España surgía de la larga noche de la dictadura, una oscuridad de rancias costumbres que prohibían todo exceso y castigaban con represión, cárcel y garrote vil cualquier atisbo de transgresión no tolerada por un régimen que imponía su santa y retrógrada voluntad. Para eso había ganado una guerra civil. Tras la muerte del dictador –en su cama y después de recibir los santos sacramentos como buen cristiano–, los españoles creímos asistir a un amanecer sin ataduras, días luminosos en los que hasta la movida madrileña se atrevía enseñar las tetas al alcalde tierno y progresista de Madrid sin que nos abrasáramos en el infierno.



Habíamos pasado, de la noche a la mañana, de ser catetos con boina a modernos que te cagas, sin más entrenamiento que el soltarse la melena sin pudor ni vergüenza. Aprendimos que ese era el único requisito para ser libres y poder demostrarlo: saltarse a la torera todo lo que pareciera un impedimento a la desenvoltura de los afectos y la relajación de las costumbres, incluyendo las normas del buen gusto y los manuales de urbanidad, respeto y cortesía.

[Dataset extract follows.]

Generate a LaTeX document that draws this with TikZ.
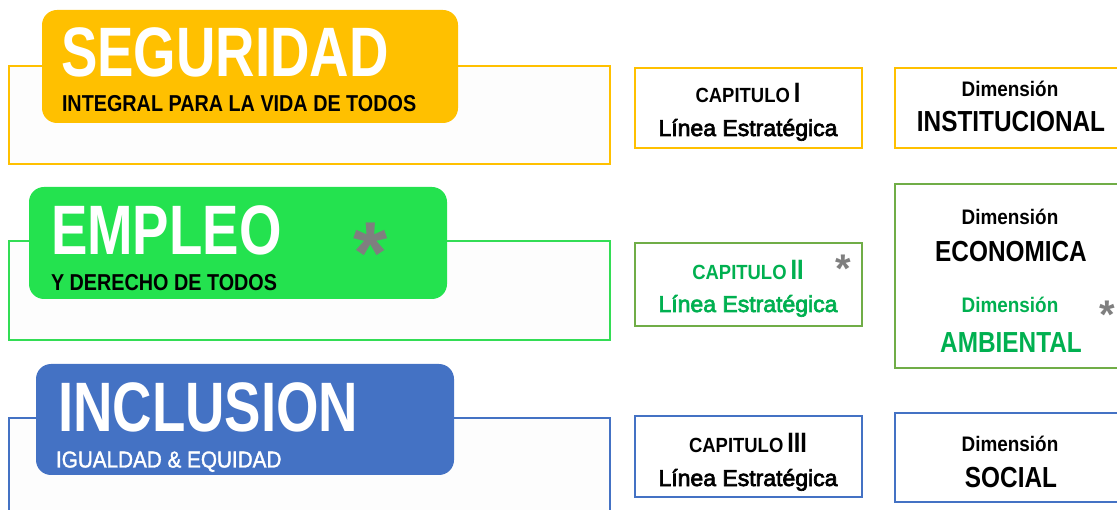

Y empezamos a confundir el culo con las témporas buscando una manera transgresora de conducirse y persiguiendo una libertad que no reconoce la libertad de los otros, de los que voluntariamente se comportan y piensan de otra manera. La intolerancia de unos comenzó a alimentar la intolerancia de otros, con la mutua intención de imponerse una sobre la otra en una contienda que perdura hasta hoy y no tiene visos de tregua.

Desde entonces, nos instalamos cómodamente en la provocación y renunciamos al esfuerzo ilustrado de transformar lo establecido. De misa diaria pasamos a botellona casi diaria y del sexo a escondidas transitamos a la pornografía codificada o en abierto por Internet. Y de la democracia orgánica con saludo falangista a la democracia liberal con pluralidad de partidos y líderes con coleta.

Un cambio radical que mantiene, empero, la religión en las aulas, los nombres franquistas en las calles y unas leyes que prohíben el aborto o las manifestaciones públicas. El país hedonista convive con las procesiones de Semana Santa y los libertinos y herejes con los tradicionalistas a ultranza, brindando esas ocasiones de roce en las que cada parte echa chispas de la contraria.

Así, unos titiriteros pueden acabar en la cárcel por cuestionar ante niños los fantasmas que nos aterran o unas liberadas están pendientes de juicio por llevar en andas una vagina en procesión. Incluso hay quienes se rasgan las vestiduras porque en un acto municipal alguien remede un padrenuestro que santifica el coño de la libertad.

Todo sucede de manera provocativa, mientras la educación queda al pairo del Gobierno de turno, la pobreza es un asunto individual y el Estado financia una determinada confesión religiosa a través de una casilla en la Declaración de Renta, en la de otros fines y con los acuerdos de un privilegiado concordato inderogable.

La España pacata se muestra intolerante con la transgresora y ésta con aquella mientras ambas mantienen intactas las estructuras económicas, culturales, políticas y sociales que les permiten esa convivencia en el conflicto. Se necesitan una a la otra para reforzar sus respectivas posiciones y evidenciar ante propios y extraños sus niveles de arraigo entre las tendencias de la colectividad.

No conseguimos superar este estadio de la intolerancia y la gratuita provocación que han hecho de la vida moderna un espacio propenso a considerar los sentimientos individuales más importantes que el bien común. Seguimos considerando, con esa “sensibilidad” pacata que nos caracteriza, más provocadores e intolerables un coño o una virgen que las desigualdades, las injusticias o la pobreza que existen en nuestra sociedad. Somos así de mojigatos.